IQSS / dataverse

Open source research data repository software
http://dataverse.org
Other
879 stars 492 forks source link

Service Stability: Long lived objects eventually cause repeated stop-the-world gc. #2013

Closed kcondon closed 9 years ago

kcondon commented 9 years ago

The recent instability in service today seems to mostly be due to continuous stop-the-world gc.

I know this because each time there was a failure I checked: jstat gcutil and jmap -heap

Increasing the heap size helped but it's still happening.

Suggestions are to look at the access log and run the memory profiler on the app, looking for large object hierarchies being created and not freed on the most common pages, such as the homepage.

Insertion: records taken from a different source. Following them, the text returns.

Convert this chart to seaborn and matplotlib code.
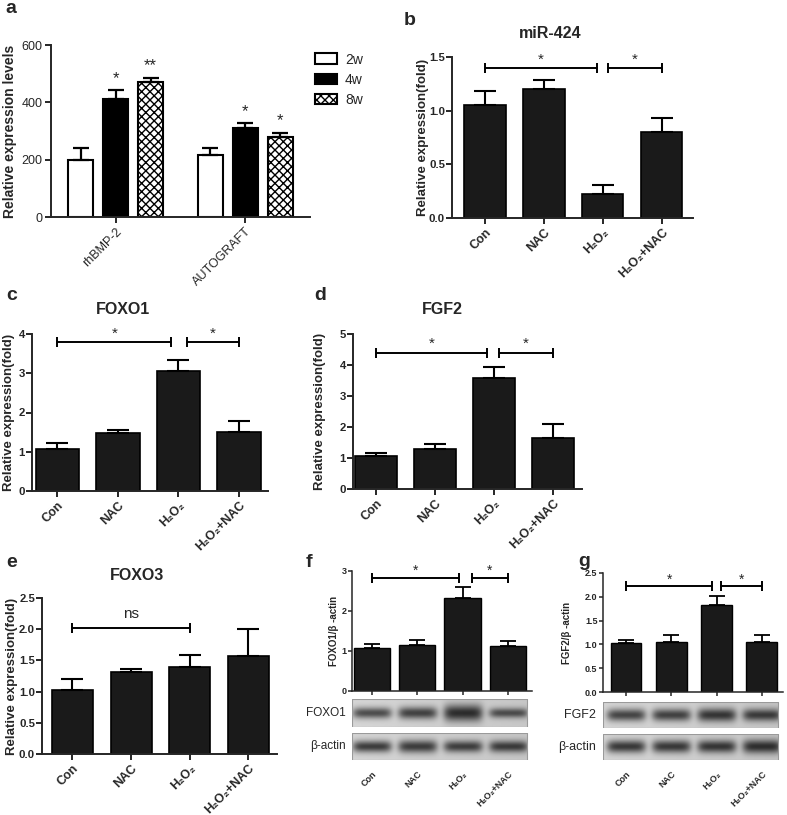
# ── Multi-panel expression / western blot figure ─────────────
import numpy as np
import pandas as pd
import matplotlib
matplotlib.use('Agg')
import matplotlib.pyplot as plt
import seaborn as sns
from matplotlib.patches import Patch

W, H = 787, 815

# ── Data ─────────────────────────────────────────────────────
groups = ['Con', 'NAC', 'H₂O₂', 'H₂O₂+NAC']

a_graft = ['rhBMP-2', 'AUTOGRAFT']
a_weeks = ['2w', '4w', '8w']
a_mean = [[198, 413, 472], [215, 309, 280]]
a_err = [[44, 30, 14], [26, 19, 14]]
a_stars = [['', '*', '**'], ['', '*', '*']]

mir424_mean = [1.05, 1.20, 0.22, 0.80]
mir424_err = [0.13, 0.09, 0.09, 0.13]
foxo1_mean = [1.08, 1.48, 3.06, 1.50]
foxo1_err = [0.14, 0.08, 0.28, 0.28]
fgf2_mean = [1.06, 1.29, 3.58, 1.65]
fgf2_err = [0.10, 0.16, 0.36, 0.45]
foxo3_mean = [1.03, 1.31, 1.39, 1.57]
foxo3_err = [0.17, 0.05, 0.20, 0.43]
foxo1_wb_mean = [1.07, 1.15, 2.33, 1.12]
foxo1_wb_err = [0.10, 0.12, 0.28, 0.14]
fgf2_wb_mean = [1.03, 1.06, 1.83, 1.04]
fgf2_wb_err = [0.07, 0.14, 0.18, 0.16]

# band darkness and thickness per lane
foxo1_band = [0.80, 0.85, 0.95, 0.75]
foxo1_band_h = [0.20, 0.22, 0.30, 0.18]
foxo1_actin = [0.90, 0.88, 0.85, 0.85]
foxo1_actin_h = [0.22, 0.24, 0.22, 0.22]
fgf2_band = [0.85, 0.85, 0.90, 0.85]
fgf2_band_h = [0.24, 0.24, 0.26, 0.24]
fgf2_actin = [0.92, 0.90, 0.90, 0.92]
fgf2_actin_h = [0.24, 0.24, 0.24, 0.26]

# ── Style ────────────────────────────────────────────────────
sns.set_style('ticks')
plt.rcParams['font.family'] = ['Liberation Sans', 'DejaVu Sans']
plt.rcParams['axes.linewidth'] = 1.4
BAR = '#1a1a1a'


def px_rect(l, t, r, b):
    return [l / W, 1 - b / H, (r - l) / W, (b - t) / H]


def style_axes(ax, lw=1.4, tl=4, pad=1.5):
    sns.despine(ax=ax)
    for s in ['left', 'bottom']:
        ax.spines[s].set_linewidth(lw)
    ax.tick_params(width=lw, length=tl, direction='out', pad=pad)
    ax.set_xlabel('')


def bracket(ax, x1, x2, y, text, fs=11, off=2, weight='normal'):
    ax.plot([x1, x2], [y, y], color='black', lw=1.4, marker='|',
            markersize=7, mew=1.4, clip_on=False)
    ax.annotate(text, xy=((x1 + x2) / 2, y), xytext=(0, off),
                textcoords='offset points', ha='center', va='bottom',
                fontsize=fs, fontweight=weight, annotation_clip=False)


def expr_bars(ax, means, errs, width, cap, lw=1.2):
    df = pd.DataFrame({'group': groups, 'value': means})
    sns.barplot(data=df, x='group', y='value', color=BAR, saturation=1,
                edgecolor='black', linewidth=lw, width=width, ax=ax)
    for p, e in zip(ax.patches, errs):
        x = p.get_x() + p.get_width() / 2
        ax.errorbar(x, p.get_height(), yerr=[[0], [e]], color='black',
                    capsize=cap, elinewidth=lw + 0.3, capthick=lw + 0.3)


fig = plt.figure(figsize=(W / 100, H / 100), dpi=100)

# ── Panel a ──────────────────────────────────────────────────
ax = fig.add_axes(px_rect(51, 45, 310, 217))
a_df = pd.DataFrame([(g, w, a_mean[i][j])
                     for i, g in enumerate(a_graft)
                     for j, w in enumerate(a_weeks)],
                    columns=['graft', 'week', 'value'])
sns.barplot(data=a_df, x='graft', y='value', hue='week', hue_order=a_weeks,
            palette=['white', 'black', 'white'], saturation=1,
            edgecolor='black', linewidth=1.5, width=0.81, gap=0.28,
            legend=False, ax=ax)
bars = sorted([p for p in ax.patches if p.get_height() > 0], key=lambda p: p.get_x())
flat_err = [e for row in a_err for e in row]
flat_star = [s for row in a_stars for s in row]
for k, (p, e, s) in enumerate(zip(bars, flat_err, flat_star)):
    if k % 3 == 2:
        p.set_hatch('xxxx')
    x = p.get_x() + p.get_width() / 2
    ax.errorbar(x, p.get_height(), yerr=[[0], [e]], color='black',
                capsize=6, elinewidth=1.6, capthick=1.6)
    if s:
        ax.annotate(s, xy=(x, p.get_height() + e), xytext=(0, 3),
                    textcoords='offset points', ha='center', va='bottom',
                    fontsize=12)
ax.set_ylim(0, 600)
ax.set_xlim(-0.5, 1.5)
ax.set_yticks([0, 200, 400, 600])
style_axes(ax, pad=2)
ax.tick_params(labelsize=9)
for t in ax.get_xticklabels():
    t.set_rotation(45)
    t.set_ha('right')
    t.set_rotation_mode('anchor')
ax.set_ylabel('Relative expression levels', fontsize=10, fontweight='bold')
ax.yaxis.set_label_coords(-0.13, 0.5)
handles = [Patch(facecolor='white', edgecolor='black', lw=1.5),
           Patch(facecolor='black', edgecolor='black', lw=1.5),
           Patch(facecolor='white', edgecolor='black', lw=1.5, hatch='xxxx')]
fig.legend(handles, a_weeks, loc='upper left', bbox_to_anchor=(302 / W, 1 - 40 / H),
           frameon=False, fontsize=10, handlelength=1.6, handleheight=0.8,
           labelspacing=0.45, handletextpad=0.6)

# ── Panels b–e (qPCR) ────────────────────────────────────────
panels = [
    dict(rect=(452, 57, 693, 218), means=mir424_mean, errs=mir424_err,
         ylim=1.5, yticks=[0.0, 0.5, 1.0, 1.5], fmt='{:.1f}', xlim=(-0.56, 3.53),
         width=0.7, labx=-0.097, title='miR-424', txy=(550, 33),
         brk=[(0, 1.9, 1.40, '*'), (2.08, 3, 1.40, '*')], letter=('b', 404, 12)),
    dict(rect=(32, 334, 268, 491), means=foxo1_mean, errs=foxo1_err,
         ylim=4, yticks=[0, 1, 2, 3, 4], fmt='{:d}', xlim=(-0.42, 3.48),
         width=0.72, labx=-0.072, title='FOXO1', txy=(123, 310),
         brk=[(0, 1.88, 3.8, '*'), (2.14, 3, 3.8, '*')], letter=('c', 6, 287)),
    dict(rect=(353, 334, 582, 489), means=fgf2_mean, errs=fgf2_err,
         ylim=5, yticks=[0, 1, 2, 3, 4, 5], fmt='{:d}', xlim=(-0.39, 3.49),
         width=0.7, labx=-0.12, title='FGF2', txy=(442, 309),
         brk=[(0, 1.88, 4.4, '*'), (2.08, 3, 4.4, '*')], letter=('d', 314, 287)),
    dict(rect=(42, 598, 277, 754), means=foxo3_mean, errs=foxo3_err,
         ylim=2.5, yticks=[0.0, 0.5, 1.0, 1.5, 2.0, 2.5], fmt='{:.1f}', xlim=(-0.52, 3.49),
         width=0.7, labx=-0.1, title='FOXO3', txy=(137, 575),
         brk=[(0, 2, 2.02, 'ns')], letter=('e', 6, 554)),
]

for spec in panels:
    ax = fig.add_axes(px_rect(*spec['rect']))
    expr_bars(ax, spec['means'], spec['errs'], spec['width'], cap=8)
    ax.set_ylim(0, spec['ylim'])
    ax.set_xlim(*spec['xlim'])
    ax.set_yticks(spec['yticks'])
    ax.set_yticklabels([spec['fmt'].format(v) for v in spec['yticks']])
    style_axes(ax, pad=1)
    ax.tick_params(labelsize=8.2)
    ax.tick_params(axis='x', labelsize=9, pad=2)
    for t in ax.get_xticklabels() + ax.get_yticklabels():
        t.set_fontweight('bold')
    for t in ax.get_xticklabels():
        t.set_rotation(45)
        t.set_ha('right')
        t.set_rotation_mode('anchor')
    ax.set_ylabel('Relative expression(fold)', fontsize=9.5, fontweight='bold')
    ax.yaxis.set_label_coords(spec['labx'], 0.5)
    for x1, x2, y, txt in spec['brk']:
        if txt == 'ns':
            bracket(ax, x1, x2, y, txt, fs=11, off=5)
        else:
            bracket(ax, x1, x2, y, txt, fs=11, off=1)
    fig.text(spec['txy'][0] / W, 1 - spec['txy'][1] / H, spec['title'],
             ha='center', va='center', fontsize=11.5, fontweight='bold')
    l, lx, ly = spec['letter']
    fig.text(lx / W, 1 - ly / H, l, ha='left', va='top', fontsize=14, fontweight='bold')

# ── Panel a letter ───────────────────────────────────────────
fig.text(5 / W, 1 - 0 / H, 'a', ha='left', va='top', fontsize=14, fontweight='bold')


# ── Panels f, g (western blot) ───────────────────────────────
def blot_image(dark, thick, x0, x1, nx=400, ny=60):
    xs = np.linspace(x0, x1, nx)
    ys = np.linspace(0, 1, ny)
    X, Y = np.meshgrid(xs, ys)
    img = np.full_like(X, 0.84) - 0.06 * (X - x0) / (x1 - x0)
    for i, (d, h) in enumerate(zip(dark, thick)):
        band = np.exp(-((X - i) / 0.43) ** 6) * np.exp(-((Y - 0.5) / h) ** 2)
        img -= 0.66 * d * band
    return img


wb_panels = [
    dict(rect=(352, 571, 532, 691), means=foxo1_wb_mean, errs=foxo1_wb_err,
         ylim=3, yticks=[0, 1, 2, 3], fmt='{:d}', xlim=(-0.44, 3.53), img_x1=3.42,
         width=0.8, ylabel='FOXO1/β -actin', labx=-0.07,
         brk=[(0, 1.93, 2.82, '*'), (2.2, 3, 2.82, '*')],
         blots=[(699, 727, foxo1_band, foxo1_band_h, 'FOXO1'),
                (733, 760, foxo1_actin, foxo1_actin_h, 'β-actin')],
         lab_x=346, lab_fs=8.5, letter=('f', 306, 554)),
    dict(rect=(603, 573, 783, 692), means=fgf2_wb_mean, errs=fgf2_wb_err,
         ylim=2.5, yticks=[0.0, 0.5, 1.0, 1.5, 2.0, 2.5], fmt='{:.1f}', xlim=(-0.51, 3.47),
         img_x1=3.37, width=0.68, ylabel='FGF2/β -actin', labx=-0.17,
         brk=[(0, 1.91, 2.22, '*'), (2.11, 3, 2.22, '*')],
         blots=[(702, 728, fgf2_band, fgf2_band_h, 'FGF2'),
                (734, 760, fgf2_actin, fgf2_actin_h, 'β-actin')],
         lab_x=596, lab_fs=9, letter=('g', 578, 553)),
]

for spec in wb_panels:
    l, t, r, b = spec['rect']
    ax = fig.add_axes(px_rect(l, t, r, b))
    expr_bars(ax, spec['means'], spec['errs'], spec['width'], cap=6, lw=1.0)
    ax.set_ylim(0, spec['ylim'])
    ax.set_xlim(*spec['xlim'])
    ax.set_yticks(spec['yticks'])
    ax.set_yticklabels([spec['fmt'].format(v) for v in spec['yticks']])
    ax.set_xticklabels([])
    style_axes(ax, lw=1.1, tl=3, pad=1)
    ax.tick_params(labelsize=6.5)
    for tk in ax.get_yticklabels():
        tk.set_fontweight('bold')
    ax.set_ylabel(spec['ylabel'], fontsize=7, fontweight='bold')
    ax.yaxis.set_label_coords(spec['labx'], 0.5)
    for x1, x2, y, txt in spec['brk']:
        bracket(ax, x1, x2, y, txt, fs=10, off=0)

    for k, (bt, bb, dark, thick, name) in enumerate(spec['blots']):
        bx = fig.add_axes(px_rect(l, bt, r, bb))
        x0, x1 = spec['xlim'][0], spec['img_x1']
        bx.imshow(blot_image(dark, thick, x0, x1), cmap='gray', vmin=0, vmax=1,
                  extent=(x0, x1, 0, 1), aspect='auto', interpolation='bilinear')
        bx.set_xlim(*spec['xlim'])
        bx.set_ylim(0, 1)
        for s in bx.spines.values():
            s.set_visible(False)
        bx.plot([x0, x1, x1, x0, x0], [0, 0, 1, 1, 0], color='#9a9a9a', lw=0.8)
        bx.set_yticks([])
        bx.set_xticks(range(len(groups)))
        if k == len(spec['blots']) - 1:
            bx.set_xticklabels(groups, fontsize=6.5, fontweight='bold')
            bx.tick_params(axis='x', length=0, pad=7)
            for tk in bx.get_xticklabels():
                tk.set_rotation(45)
                tk.set_ha('right')
                tk.set_rotation_mode('anchor')
        else:
            bx.set_xticklabels([])
            bx.tick_params(axis='x', length=0)
        fig.text(spec['lab_x'] / W, 1 - (bt + bb) / 2 / H, name, ha='right', va='center',
                 fontsize=spec['lab_fs'])
    lt, lx, ly = spec['letter']
    fig.text(lx / W, 1 - ly / H, lt, ha='left', va='top', fontsize=14, fontweight='bold')

fig.savefig('out.png', dpi=100)
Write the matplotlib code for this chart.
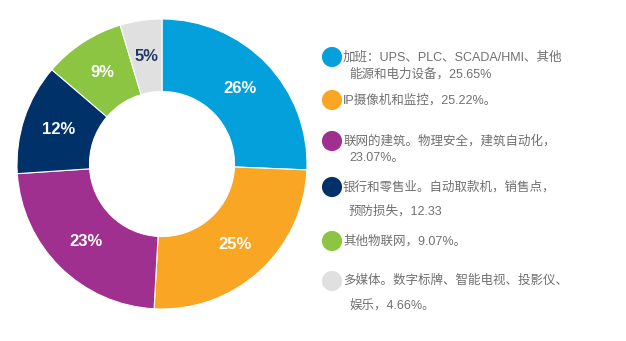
import matplotlib
matplotlib.use("Agg")
import matplotlib.pyplot as plt
import numpy as np

# segment shares (percent), clockwise from 12 o'clock
values = [25.65, 25.22, 23.07, 12.33, 9.07, 4.66]
pct_labels = ["26%", "25%", "23%", "12%", "9%", "5%"]
colors = ["#04A0DB", "#F8A623", "#A0308F", "#003168", "#8BC541", "#E0E0E0"]
label_colors = ["white", "white", "white", "white", "white", "#1F3864"]

legend_lines = [
    ["加班：UPS、PLC、SCADA/HMI、其他", "能源和电力设备，25.65%"],
    ["IP摄像机和监控，25.22%。"],
    ["联网的建筑。物理安全，建筑自动化，", "23.07%。"],
    ["银行和零售业。自动取款机，销售点，", "预防损失，12.33"],
    ["其他物联网，9.07%。"],
    ["多媒体。数字标牌、智能电视、投影仪、", "娱乐，4.66%。"],
]

fonts = ["Liberation Sans", "Noto Sans CJK SC", "DejaVu Sans"]

fig = plt.figure(figsize=(6.26, 3.41), dpi=100)

ax = fig.add_axes([17 / 626, 1 - 309 / 341, 290 / 626, 290 / 341])
wedges, texts = ax.pie(
    values,
    colors=colors,
    startangle=90,
    counterclock=False,
    radius=1.0,
    wedgeprops=dict(width=0.5, edgecolor="white", linewidth=0.8),
)
for w, lab, c in zip(wedges, pct_labels, label_colors):
    ang = np.deg2rad((w.theta1 + w.theta2) / 2)
    ax.text(0.75 * np.cos(ang), 0.75 * np.sin(ang), lab, ha="center", va="center",
            color=c, fontsize=12, fontweight="bold", family=fonts)
ax.set_aspect("equal")
ax.set_xlim(-1, 1)
ax.set_ylim(-1, 1)
ax.axis("off")

# legend drawn in pixel coords
lg = fig.add_axes([0, 0, 1, 1])
lg.set_xlim(0, 626)
lg.set_ylim(341, 0)
lg.axis("off")

row_y = [57, 100, 141, 187, 241, 281]
second_gap = [17, 0, 17, 24, 0, 24]
lg.scatter([332] * len(colors), row_y, s=210, c=colors, linewidths=0, zorder=3)
for y, lines, gap in zip(row_y, legend_lines, second_gap):
    lg.text(343, y, lines[0], ha="left", va="center", fontsize=9,
            color="#707070", family=fonts)
    if len(lines) > 1:
        lg.text(349, y + gap, lines[1], ha="left", va="center", fontsize=9,
                color="#707070", family=fonts)

fig.savefig("out.png", dpi=100, facecolor="white")
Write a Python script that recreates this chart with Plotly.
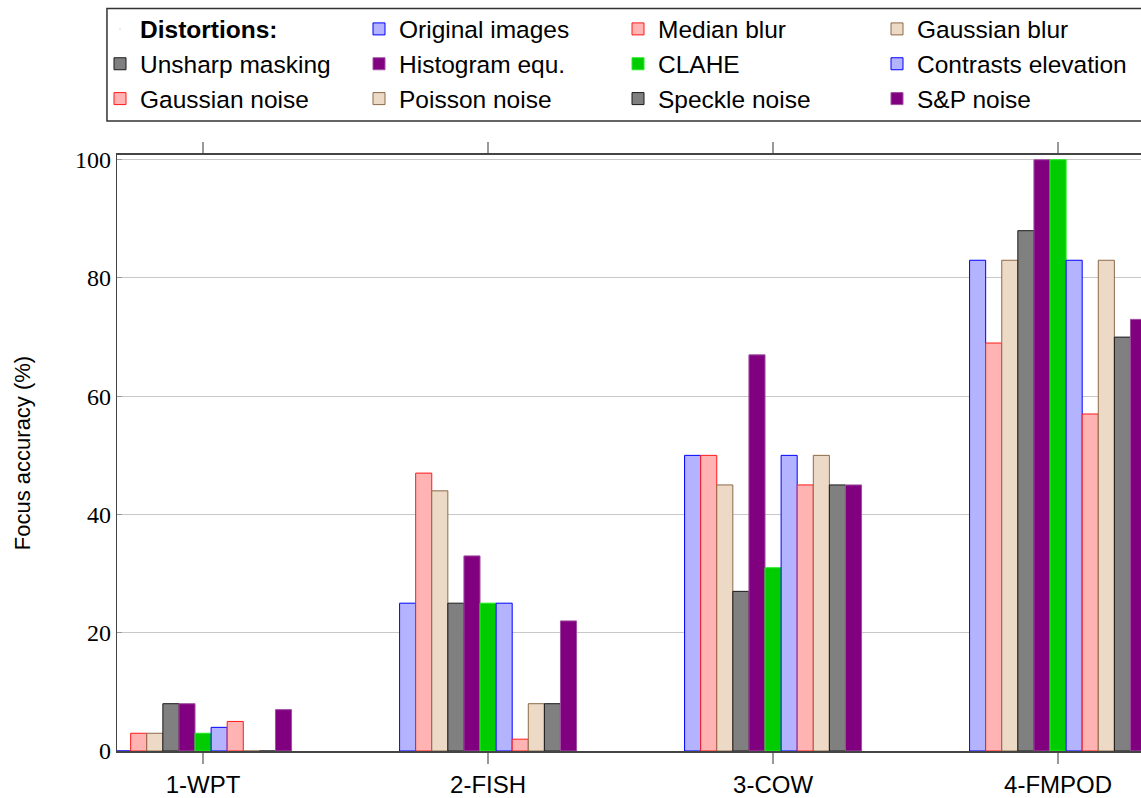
import plotly.graph_objects as go

# Datasets on the horizontal axis
datasets = ["1-WPT", "2-FISH", "3-COW", "4-FMPOD"]

# Focus accuracy (%) per distortion, one value per dataset
original_images = [0, 25, 50, 83]
median_blur = [3, 47, 50, 69]
gaussian_blur = [3, 44, 45, 83]
unsharp_masking = [8, 25, 27, 88]
histogram_equ = [8, 33, 67, 100]
clahe = [3, 25, 31, 100]
contrasts_elevation = [4, 25, 50, 83]
gaussian_noise = [5, 2, 45, 57]
poisson_noise = [0, 8, 50, 83]
speckle_noise = [0, 8, 45, 70]
sp_noise = [7, 22, 45, 73]

series_names = [
    "Original images", "Median blur", "Gaussian blur", "Unsharp masking",
    "Histogram equ.", "CLAHE", "Contrasts elevation", "Gaussian noise",
    "Poisson noise", "Speckle noise", "S&P noise",
]
series_values = [
    original_images, median_blur, gaussian_blur, unsharp_masking,
    histogram_equ, clahe, contrasts_elevation, gaussian_noise,
    poisson_noise, speckle_noise, sp_noise,
]

# (fill, edge) pairs in the pgfplots-like palette
BLUE = ("#b3b3ff", "#0000ff")
RED = ("#ffb3b3", "#ff1a1a")
BROWN = ("#ecd9c6", "#8c6a48")
GRAY = ("#808080", "#1a1a1a")
PURPLE = ("#800080", "#a050a0")
GREEN = ("#00cc00", "#22ee22")
series_styles = [BLUE, RED, BROWN, GRAY, PURPLE, GREEN, BLUE, RED, BROWN, GRAY, PURPLE]

SANS = "Liberation Sans, Arial, sans-serif"
SERIF = "Liberation Serif, Times New Roman, serif"

fig = go.Figure()

# Legend heading entry without a visible symbol
fig.add_trace(go.Scatter(
    x=[None], y=[None], mode="markers", name="<b>Distortions:</b>",
    marker=dict(opacity=0, size=1), hoverinfo="skip",
))

for name, vals, (fill, edge) in zip(series_names, series_values, series_styles):
    fig.add_trace(go.Bar(
        x=datasets, y=vals, name=name,
        marker=dict(color=fill, line=dict(color=edge, width=1)),
    ))

fig.update_layout(
    width=1141, height=798,
    margin=dict(l=117, r=0, t=155, b=45),
    paper_bgcolor="white", plot_bgcolor="white",
    barmode="group", bargap=0.379, bargroupgap=0,
    font=dict(family=SANS, color="black"),
    legend=dict(
        orientation="h", traceorder="normal",
        x=-0.0166, xanchor="left", y=1.2492, yanchor="top",
        entrywidth=214, entrywidthmode="pixels",
        font=dict(family=SANS, size=24.5, color="black"),
        borderwidth=0, bgcolor="rgba(0,0,0,0)",
        itemwidth=30,
    ),
    showlegend=True,
    # frame around the legend, running off the right edge
    shapes=[dict(
        type="rect", xref="paper", yref="paper",
        x0=-0.0098, x1=1.01, y0=1.0569, y1=1.2458,
        line=dict(color="#333333", width=1.5), fillcolor="rgba(0,0,0,0)", layer="below",
    )],
)

fig.update_xaxes(
    type="category", range=[-0.302, 3.291],
    showline=True, linecolor="#444444", linewidth=1.5, mirror="ticks",
    ticks="outside", ticklen=11, tickcolor="#999999", tickwidth=1.5,
    tickfont=dict(family=SANS, size=24, color="black"),
    showgrid=False,
)

fig.update_yaxes(
    range=[0, 100.8], tickvals=[0, 20, 40, 60, 80, 100],
    showline=True, linecolor="#444444", linewidth=1.2, mirror=False,
    ticks="inside", ticklen=5, tickcolor="#999999",
    tickfont=dict(family=SERIF, size=24, color="black"),
    showgrid=True, gridcolor="#c8c8c8", gridwidth=1.2, zeroline=False,
    title=dict(text="Focus accuracy (%)", font=dict(family=SANS, size=22, color="black"), standoff=38),
)

fig.write_html("out.html")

mercecrosas commented 9 years ago

FYI - We're still having once in a while Service temporarily unavailable:

PROBLEM: HTTPS-dvn is CRITICAL on host dataverse.harvard.edu

Service: HTTPS-dvn Host: dataverse.harvard.edu Alias: Production installation of Dataverse at Harvard Address: dataverse.harvard.edu Host Group Hierarchy: Opsview > DVN > DVN_Production State: CRITICAL Date & Time: Sun Apr 19 04:54:14 EDT 2015

Additional Information:

HTTP CRITICAL: HTTP/1.1 503 Service Temporarily Unavailable - 582 bytes in 30.697 second response time

pdurbin commented 9 years ago

Adding the Content-Length header in 2c81bea 5 days ago seems to have helped with large file downloads but there is more complexity to figure out having to do with Transfer-Encoding: chunked header for large files.

scolapasta commented 9 years ago

Passing to QA.

kcondon commented 9 years ago

Tested the original test case: Downloading a specific large datafile, >2GB immediately caused the 503 error. This no longer happens. Used a direct to glassfish, port 8181 with apache rewrite rules to bypass apache for downloading. Closing.